We cannot have margins below 6 percent. With the scale we have with four vehicles from three brands [on the same MEB Entry platform] — two from VW, one from Cupra and one from Skoda — I guarantee we can. We are not a charity. We intend to make money.

And here’s what he said about how the company will get there:

Either you solve the riddle with scale, downsize the battery, or you find a partner and scale it even more. It’s not clear yet. We have four working streams in parallel at the moment.

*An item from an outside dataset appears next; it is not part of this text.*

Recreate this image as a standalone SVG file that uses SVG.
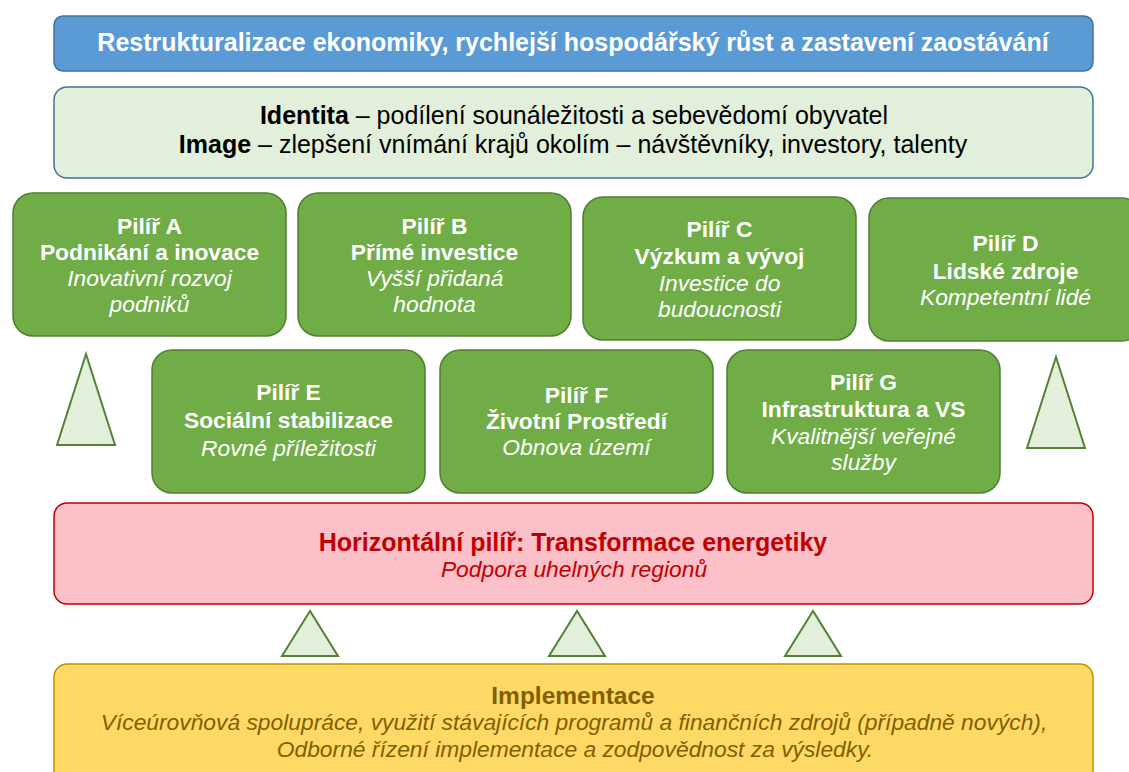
<svg xmlns="http://www.w3.org/2000/svg" width="1129" height="772" viewBox="0 0 1129 772">
<defs>
<style>
text{font-family:"Liberation Sans",Arial,sans-serif;text-anchor:middle}
.pil{fill:#70ad47;stroke:#507e32;stroke-width:1.5}
.pt{fill:#ffffff;font-size:22.8px}
.b{font-weight:bold}
.i{font-style:italic}
.tri{fill:#e2efda;stroke:#548235;stroke-width:2}
</style>
</defs>
<rect width="1129" height="772" fill="#ffffff"/>
<g id="goal">
<rect x="54" y="16" width="1039" height="55" rx="9" fill="#5b9bd5" stroke="#41719c" stroke-width="1.5"/>
<text x="573" y="51" fill="#ffffff" font-size="25" font-weight="bold">Restrukturalizace ekonomiky, rychlejší hospodářský růst a zastavení zaostávání</text>
</g>
<g id="identity">
<rect x="54" y="87" width="1039" height="91" rx="13" fill="#e2efda" stroke="#41719c" stroke-width="1.5"/>
<text x="574" y="124" fill="#000000" font-size="25"><tspan font-weight="bold">Identita</tspan> – podílení sounáležitosti a sebevědomí obyvatel</text>
<text x="573" y="153" fill="#000000" font-size="25"><tspan font-weight="bold">Image</tspan> – zlepšení vnímání krajů okolím – návštěvníky, investory, talenty</text>
</g>
<g id="pillarA">
<rect class="pil" x="13" y="193" width="273" height="143" rx="20"/>
<text class="pt b" x="149.5" y="234">Pilíř A</text>
<text class="pt b" x="149.5" y="260">Podnikání a inovace</text>
<text class="pt i" x="149.5" y="286">Inovativní rozvoj</text>
<text class="pt i" x="149.5" y="312">podniků</text>
</g>
<g id="pillarB">
<rect class="pil" x="298" y="193" width="273" height="143" rx="20"/>
<text class="pt b" x="434.5" y="234">Pilíř B</text>
<text class="pt b" x="434.5" y="260">Přímé investice</text>
<text class="pt i" x="434.5" y="286">Vyšší přidaná</text>
<text class="pt i" x="434.5" y="312">hodnota</text>
</g>
<g id="pillarC">
<rect class="pil" x="583" y="197" width="273" height="143" rx="20"/>
<text class="pt b" x="719.5" y="237">Pilíř C</text>
<text class="pt b" x="719.5" y="264">Výzkum a vývoj</text>
<text class="pt i" x="719.5" y="291">Investice do</text>
<text class="pt i" x="719.5" y="317">budoucnosti</text>
</g>
<g id="pillarD">
<rect class="pil" x="869" y="198" width="273" height="143" rx="20"/>
<text class="pt b" x="1005.5" y="251">Pilíř D</text>
<text class="pt b" x="1005.5" y="279">Lidské zdroje</text>
<text class="pt i" x="1005.5" y="305">Kompetentní lidé</text>
</g>
<g id="pillarE">
<rect class="pil" x="152" y="350" width="273" height="143" rx="20"/>
<text class="pt b" x="288.5" y="400">Pilíř E</text>
<text class="pt b" x="288.5" y="428">Sociální stabilizace</text>
<text class="pt i" x="288.5" y="456">Rovné příležitosti</text>
</g>
<g id="pillarF">
<rect class="pil" x="440" y="350" width="273" height="143" rx="20"/>
<text class="pt b" x="576.5" y="403">Pilíř F</text>
<text class="pt b" x="576.5" y="429">Životní Prostředí</text>
<text class="pt i" x="576.5" y="455">Obnova území</text>
</g>
<g id="pillarG">
<rect class="pil" x="727" y="350" width="273" height="143" rx="20"/>
<text class="pt b" x="863.5" y="390">Pilíř G</text>
<text class="pt b" x="863.5" y="417">Infrastruktura a VS</text>
<text class="pt i" x="863.5" y="444">Kvalitnější veřejné</text>
<text class="pt i" x="863.5" y="470">služby</text>
</g>
<g id="horizontal">
<rect x="54" y="503" width="1039" height="101" rx="13" fill="#fbc0c8" stroke="#c00000" stroke-width="1.5"/>
<text x="573" y="551" fill="#c00000" font-size="25" font-weight="bold">Horizontální pilíř: Transformace energetiky</text>
<text x="574" y="577" fill="#c00000" font-size="22.8" font-style="italic">Podpora uhelných regionů</text>
</g>
<g id="implementation">
<rect x="54" y="664" width="1039" height="120" rx="13" fill="#ffd966" stroke="#bf9000" stroke-width="1.5"/>
<text x="573" y="704" fill="#7f6000" font-size="24.5" font-weight="bold">Implementace</text>
<text x="574" y="730" fill="#7f6000" font-size="22.8" font-style="italic">Víceúrovňová spolupráce, využití stávajících programů a finančních zdrojů (případně nových),</text>
<text x="575" y="757" fill="#7f6000" font-size="22.8" font-style="italic">Odborné řízení implementace a zodpovědnost za výsledky.</text>
</g>
<g id="connectors">
<polygon class="tri" points="86,354 57,445 115,445"/>
<polygon class="tri" points="1056,357 1027,448 1085,448"/>
<polygon class="tri" points="310,611 282,656 338,656"/>
<polygon class="tri" points="577,611 549,656 605,656"/>
<polygon class="tri" points="813,611 785,656 841,656"/>
</g>
</svg>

And here’s what he said about the feasibility of internal-combustion cars like the Polo continuing late into the decade:

The question is: What will the Polo cost after Euro 7 [emissions regulations] take effect? We don’t know yet. If you look at what the European Union posted about Euro 7 last November, then smaller combustion engine vehicles will become prohibitively expensive. At the moment, you can buy a Polo with a manual gearbox and 1.0-liter engine, but under Euro 7, this would be not be possible anymore. You need an automatic gearbox and you need hybridization. The future of Polo depends on the outcome of Euro 7. [...] We would rather put our money into electrification during the final years of the combustion engine than make a final version of [the Polo] that is prohibitively expensive.

When asked about Germany’s stalling of the European Commission’s combustion engine ban over e-fuels — a measure his boss, VW Group CEO Oliver Blume, supports — Schäfer didn’t mince words, either:

That’s unnecessary noise from my point of view. By 2035 [combustion engines] are over anyway. We said by 2033 we’re done. By 2030 we plan that 80 percent of our vehicles sold in Europe are battery electric, so why spend a fortune on old technology that doesn’t really give you any benefit?

Those are the highlights, but this is an insightful chat in its entirety that’s well worth a read. Schäfer also spoke of a GTI variant of the ID2all, to cash in on the opportunity for wider margins from a higher-spec trim. “We can move up the price ladder with various models,” the brand chief said. “What we are definitely not going to do is repeat what we did in the past and sell a confusing amount of variants.” The guy knows how to make a point.